### WHAT YOU ARE ASKED TO DO
Below are several records. Retype exactly those lines running from the one with "Recreate this image" through the one with "const aPuntos = (xs, ys)", end lines included, and no others.

>> begin EXTRACTED RECORDS

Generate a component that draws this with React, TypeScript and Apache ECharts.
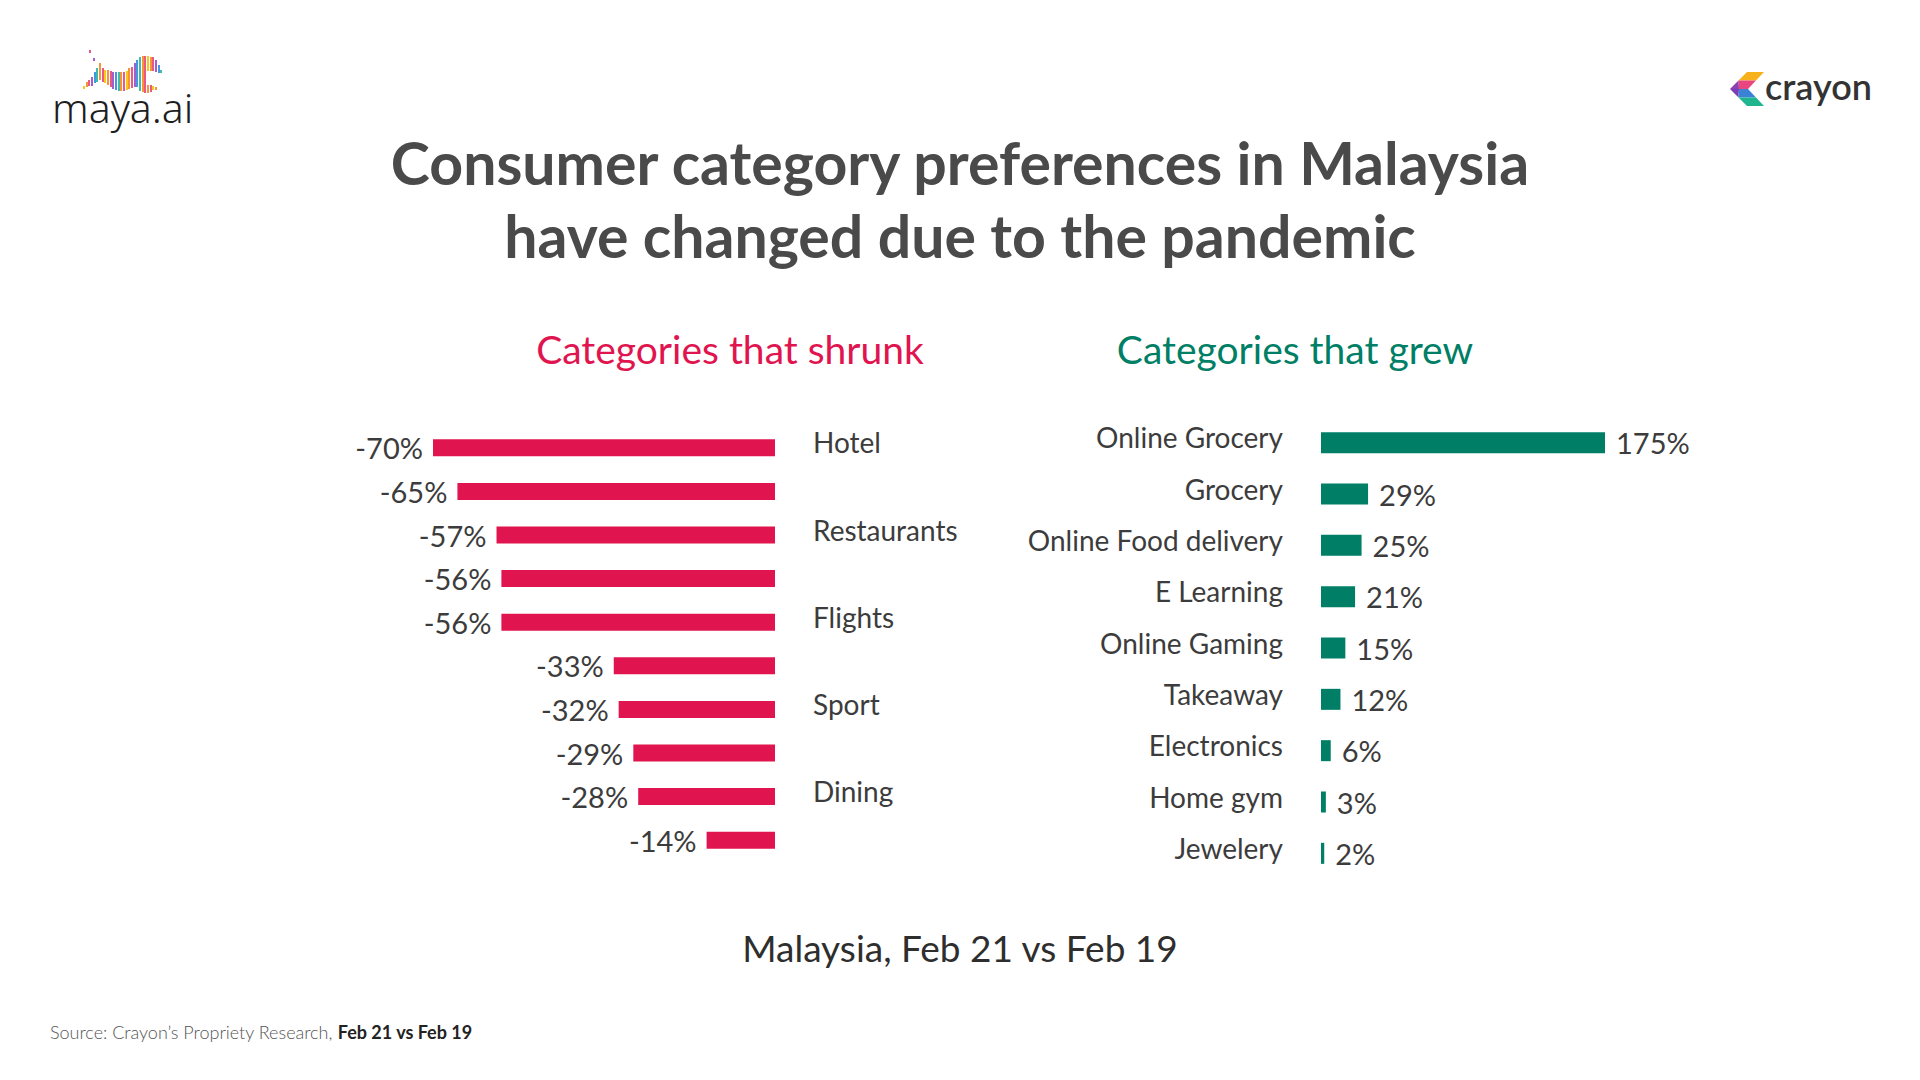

>> end EXTRACTED RECORDS
>> begin EXTRACTED RECORDS

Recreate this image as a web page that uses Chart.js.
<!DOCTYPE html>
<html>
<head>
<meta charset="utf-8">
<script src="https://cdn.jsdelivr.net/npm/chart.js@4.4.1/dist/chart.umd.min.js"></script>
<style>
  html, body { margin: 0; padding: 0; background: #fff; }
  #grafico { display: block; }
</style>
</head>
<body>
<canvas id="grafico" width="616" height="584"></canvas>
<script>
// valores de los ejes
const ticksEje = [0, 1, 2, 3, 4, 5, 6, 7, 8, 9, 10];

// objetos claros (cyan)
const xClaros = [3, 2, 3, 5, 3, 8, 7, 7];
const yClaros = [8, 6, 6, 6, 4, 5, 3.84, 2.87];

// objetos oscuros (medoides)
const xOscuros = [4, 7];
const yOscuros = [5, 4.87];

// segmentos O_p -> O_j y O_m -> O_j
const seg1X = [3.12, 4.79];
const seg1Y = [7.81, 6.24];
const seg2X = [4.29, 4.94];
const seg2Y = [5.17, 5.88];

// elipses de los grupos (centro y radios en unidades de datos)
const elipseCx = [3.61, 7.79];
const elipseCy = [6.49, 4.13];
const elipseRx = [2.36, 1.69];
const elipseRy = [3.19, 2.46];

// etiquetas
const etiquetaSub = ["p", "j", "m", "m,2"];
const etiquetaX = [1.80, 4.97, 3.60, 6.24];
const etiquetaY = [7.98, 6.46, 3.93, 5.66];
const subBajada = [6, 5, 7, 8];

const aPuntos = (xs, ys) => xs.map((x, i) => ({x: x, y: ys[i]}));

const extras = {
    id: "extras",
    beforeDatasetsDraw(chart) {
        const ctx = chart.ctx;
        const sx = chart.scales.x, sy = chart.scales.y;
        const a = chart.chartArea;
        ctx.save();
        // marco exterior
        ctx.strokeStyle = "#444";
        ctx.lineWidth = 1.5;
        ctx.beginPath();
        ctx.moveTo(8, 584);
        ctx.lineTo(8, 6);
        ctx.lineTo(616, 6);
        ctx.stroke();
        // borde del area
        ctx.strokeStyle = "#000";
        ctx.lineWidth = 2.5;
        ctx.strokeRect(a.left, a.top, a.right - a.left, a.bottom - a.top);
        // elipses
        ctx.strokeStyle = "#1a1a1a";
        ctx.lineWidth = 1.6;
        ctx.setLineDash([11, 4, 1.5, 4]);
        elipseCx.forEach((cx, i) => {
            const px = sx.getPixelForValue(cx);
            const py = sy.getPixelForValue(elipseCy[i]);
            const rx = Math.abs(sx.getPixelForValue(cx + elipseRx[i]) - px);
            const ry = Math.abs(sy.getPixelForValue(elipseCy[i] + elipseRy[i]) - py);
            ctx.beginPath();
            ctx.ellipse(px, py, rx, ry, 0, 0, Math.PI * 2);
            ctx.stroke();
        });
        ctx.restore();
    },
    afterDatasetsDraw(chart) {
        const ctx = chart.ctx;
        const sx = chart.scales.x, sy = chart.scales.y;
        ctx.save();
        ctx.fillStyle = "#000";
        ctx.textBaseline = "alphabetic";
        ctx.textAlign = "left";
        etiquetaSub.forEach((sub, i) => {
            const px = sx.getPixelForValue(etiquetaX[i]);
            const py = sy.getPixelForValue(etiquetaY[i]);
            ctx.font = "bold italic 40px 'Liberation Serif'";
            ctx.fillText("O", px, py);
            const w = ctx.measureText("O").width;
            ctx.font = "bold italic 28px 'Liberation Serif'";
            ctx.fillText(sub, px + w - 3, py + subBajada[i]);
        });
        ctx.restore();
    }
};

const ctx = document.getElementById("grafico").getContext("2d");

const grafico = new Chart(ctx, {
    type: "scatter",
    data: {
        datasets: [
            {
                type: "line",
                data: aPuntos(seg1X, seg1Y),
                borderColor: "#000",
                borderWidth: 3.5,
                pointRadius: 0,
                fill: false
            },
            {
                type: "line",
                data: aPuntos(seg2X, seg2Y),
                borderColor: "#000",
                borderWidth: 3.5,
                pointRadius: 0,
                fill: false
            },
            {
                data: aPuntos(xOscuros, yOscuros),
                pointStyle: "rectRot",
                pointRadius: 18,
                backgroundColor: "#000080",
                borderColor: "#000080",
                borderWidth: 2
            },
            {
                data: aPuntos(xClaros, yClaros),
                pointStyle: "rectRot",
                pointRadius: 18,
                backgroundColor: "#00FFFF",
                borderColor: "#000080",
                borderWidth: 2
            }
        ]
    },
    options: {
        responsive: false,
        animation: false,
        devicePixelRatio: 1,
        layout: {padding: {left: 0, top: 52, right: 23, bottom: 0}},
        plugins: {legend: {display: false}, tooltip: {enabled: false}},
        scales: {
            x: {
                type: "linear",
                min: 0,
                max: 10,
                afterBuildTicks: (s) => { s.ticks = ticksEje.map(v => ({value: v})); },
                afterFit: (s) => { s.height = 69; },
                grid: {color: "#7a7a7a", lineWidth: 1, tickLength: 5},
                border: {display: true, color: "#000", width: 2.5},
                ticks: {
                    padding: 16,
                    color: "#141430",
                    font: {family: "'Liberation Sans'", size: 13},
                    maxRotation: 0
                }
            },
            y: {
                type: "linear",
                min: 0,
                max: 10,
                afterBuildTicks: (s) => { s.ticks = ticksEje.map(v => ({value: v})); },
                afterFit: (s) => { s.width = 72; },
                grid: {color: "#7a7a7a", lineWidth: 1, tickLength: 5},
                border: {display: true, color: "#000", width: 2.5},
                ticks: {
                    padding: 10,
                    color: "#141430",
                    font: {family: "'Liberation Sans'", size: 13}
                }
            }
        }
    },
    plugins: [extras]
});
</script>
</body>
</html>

>> end EXTRACTED RECORDS

### EXPECTED OUTPUT
Recreate this image as a web page that uses Chart.js.
<!DOCTYPE html>
<html>
<head>
<meta charset="utf-8">
<script src="https://cdn.jsdelivr.net/npm/chart.js@4.4.1/dist/chart.umd.min.js"></script>
<style>
  html, body { margin: 0; padding: 0; background: #fff; }
  #grafico { display: block; }
</style>
</head>
<body>
<canvas id="grafico" width="616" height="584"></canvas>
<script>
// valores de los ejes
const ticksEje = [0, 1, 2, 3, 4, 5, 6, 7, 8, 9, 10];

// objetos claros (cyan)
const xClaros = [3, 2, 3, 5, 3, 8, 7, 7];
const yClaros = [8, 6, 6, 6, 4, 5, 3.84, 2.87];

// objetos oscuros (medoides)
const xOscuros = [4, 7];
const yOscuros = [5, 4.87];

// segmentos O_p -> O_j y O_m -> O_j
const seg1X = [3.12, 4.79];
const seg1Y = [7.81, 6.24];
const seg2X = [4.29, 4.94];
const seg2Y = [5.17, 5.88];

// elipses de los grupos (centro y radios en unidades de datos)
const elipseCx = [3.61, 7.79];
const elipseCy = [6.49, 4.13];
const elipseRx = [2.36, 1.69];
const elipseRy = [3.19, 2.46];

// etiquetas
const etiquetaSub = ["p", "j", "m", "m,2"];
const etiquetaX = [1.80, 4.97, 3.60, 6.24];
const etiquetaY = [7.98, 6.46, 3.93, 5.66];
const subBajada = [6, 5, 7, 8];

const aPuntos = (xs, ys) => xs.map((x, i) => ({x: x, y: ys[i]}));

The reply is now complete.